Let $M$ be a $7$-dimentional manifold with nonempty boundary $\partial M$ and let $f:M\rightarrow N$ be a smooth mapping where $N$ is $5$-dimentional. Assume tham for some $p\in\partial M$ we have $rank(f|_{\partial M},p)=3$. I need to prove that $$3\leq rank(f,p)\leq4$$ I think I have the left side figured out. We know that $\partial M$ is $6$-dimentional manifold. The matrix of derivatives has $6$ columns and $5$ rows. We know that rank of that matrix is $3$. On the other hand when we consider a whole manifold $M$, then we have a matrix with $7$ columns and $5$ rows. Rank of such matrix cannot be less than $3$ because it has the matrix for $\partial M$ in it.
Since $N$ is $5$-dimetional we have $rank(f,p)\leq 5$ but I don't know how to prove the right inequality.

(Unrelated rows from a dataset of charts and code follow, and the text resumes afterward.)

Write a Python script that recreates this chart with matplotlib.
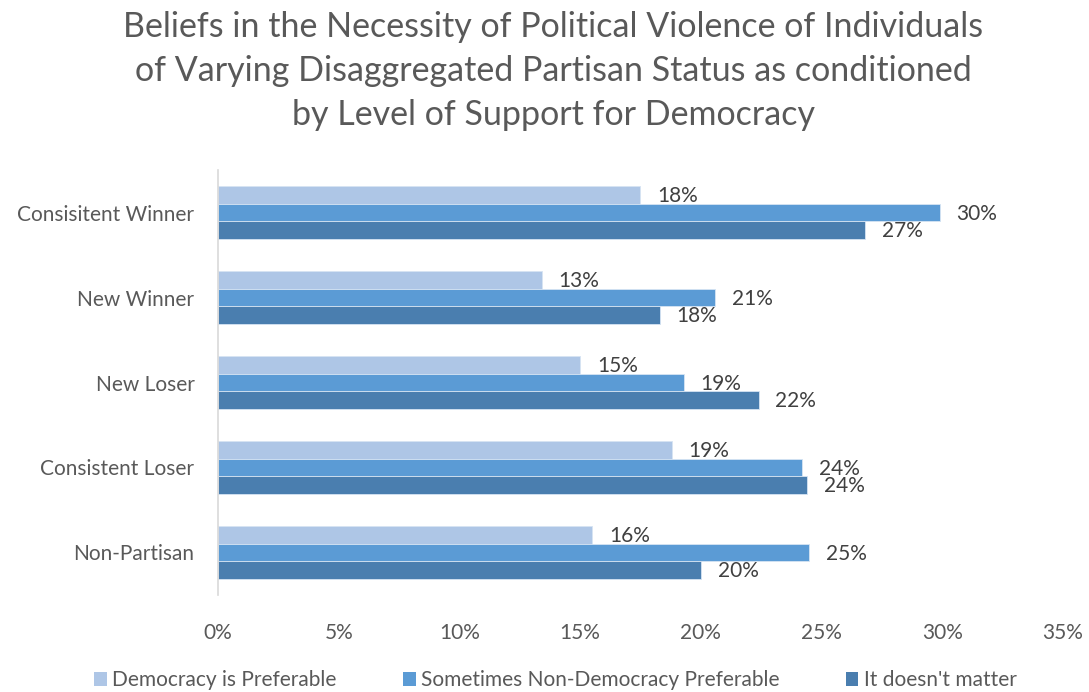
import matplotlib
matplotlib.use("Agg")
import matplotlib.pyplot as plt
import numpy as np
from matplotlib.patches import Patch

categories = ["Consisitent Winner", "New Winner", "New Loser", "Consistent Loser", "Non-Partisan"]
series_names = ["Democracy is Preferable", "Sometimes Non-Democracy Preferable", "It doesn't matter"]
democracy_preferable = [17.5, 13.4, 15.0, 18.8, 15.5]
sometimes_non_democracy = [29.9, 20.6, 19.3, 24.2, 24.5]
doesnt_matter = [26.8, 18.3, 22.4, 24.4, 20.0]
labels_light = ["18%", "13%", "15%", "19%", "16%"]
labels_mid = ["30%", "21%", "19%", "24%", "25%"]
labels_dark = ["27%", "18%", "22%", "24%", "20%"]
x_ticks = [0, 5, 10, 15, 20, 25, 30, 35]
title_lines = ["Beliefs in the Necessity of Political Violence of Individuals",
               "of Varying Disaggregated Partisan Status as conditioned",
               "by Level of Support for Democracy"]

colors = ["#AEC6E6", "#5B9BD5", "#4A7EAF"]
text_color = "#595959"
label_color = "#404040"
font = "Lato"
plt.rcParams['font.family'] = [font, 'DejaVu Sans']
fs = 15

fig = plt.figure(figsize=(10.89, 6.92), dpi=100)
ax = fig.add_axes([0.2002, 0.1402, 0.7759, 0.6141])

y = np.arange(len(categories))
h = 0.207
all_vals = [democracy_preferable, sometimes_non_democracy, doesnt_matter]
all_labels = [labels_light, labels_mid, labels_dark]
for i, (vals, labs) in enumerate(zip(all_vals, all_labels)):
    pos = y + (i - 1) * h
    bars = ax.barh(pos, vals, height=h, color=colors[i], edgecolor="#D6E4F3", linewidth=0.6,
                   label=series_names[i])
    for b, v, lab in zip(bars, vals, labs):
        ax.annotate(lab, (v, b.get_y() + b.get_height() / 2), xytext=(12, -0.8),
                    textcoords="offset points", va="center", ha="left",
                    fontsize=fs, color=label_color)

ax.set_ylim(len(categories) - 0.5, -0.5)
ax.set_xlim(0, 35)
ax.set_yticks(y)
ax.set_yticklabels(categories, fontsize=fs, color=text_color)
ax.set_xticks(x_ticks)
ax.set_xticklabels([f"{t}%" for t in x_ticks], fontsize=fs, color=text_color)
ax.tick_params(axis='both', length=0)
ax.tick_params(axis='y', pad=17)
ax.tick_params(axis='x', pad=20)
for s in ["top", "right", "bottom"]:
    ax.spines[s].set_visible(False)
ax.spines["left"].set_color("#D9D9D9")
ax.spines["left"].set_linewidth(1.2)

title_y = [27, 71, 115]
for line, py in zip(title_lines, title_y):
    fig.text(0.508, 1 - py / 692, line, ha="center", va="center", fontsize=24.5,
             color=text_color)

handles = [Patch(facecolor=c, edgecolor="none") for c in colors]
leg = fig.legend(handles, series_names, loc="center", bbox_to_anchor=(0.51, 0.017),
                 ncol=3, frameon=False, fontsize=fs, handlelength=0.6, handleheight=0.6,
                 handletextpad=0.25, columnspacing=3.2)
for t in leg.get_texts():
    t.set_color(text_color)

fig.savefig("out.png", dpi=100)
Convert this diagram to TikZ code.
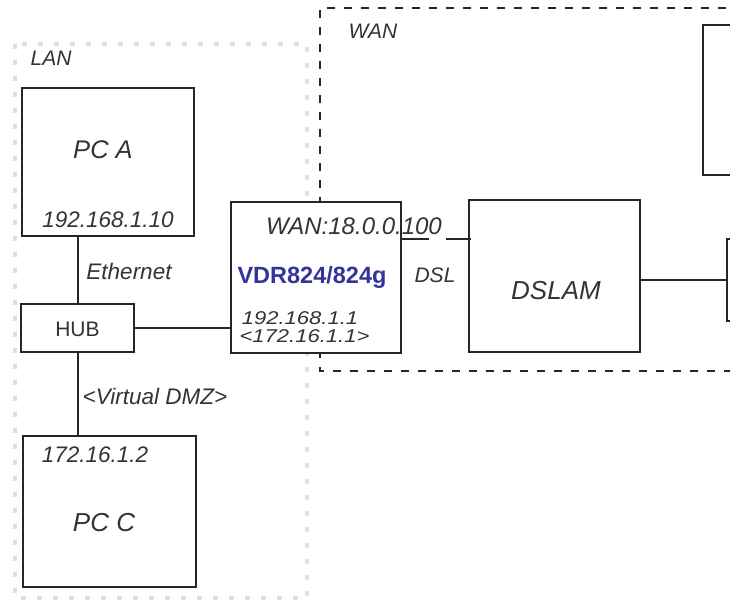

Suppose you have $\phi: U \to V \subset \mathbb{H}^7$ is a chart around $p \in U$ that sends $p$ to $0$ and $\partial M$ to the $x_7 = 0$ hyperplane i.e. you have a boundary chart around $p$. Then $$3 = \text{rank} (f|_{\partial M},p) = \text{rank} D(\hat{f} \circ i)_p$$
(where $i$ is the inclusion of the hyperplane into $\mathbb{H}^7$, and $\hat{f} = f \circ \phi^{-1}$ is the coordinate representation of $f$) which as you point out is just looking at $D\hat{f}_p$ in coordinates and omitting the bottom row. Since the rank of this $6 \times 5$ matrix is $3$, that means $3$ of the rows are linearly independent. Now looking at $D\hat{f}_p$ as a whole, this just adds another row vector underneath, so you have two cases. If there are still only $3$ linearly independent rows, then $\text{rank} D\hat{f}_p = 3$, else if the new row is linearly independent of the other vectors, then $\text{rank} D\hat{f}_p = 4$. So $3 \leq \text{rank} D\hat{f}_p \leq 4$ and so $3 \leq \text{rank} (f,p) \leq 4$.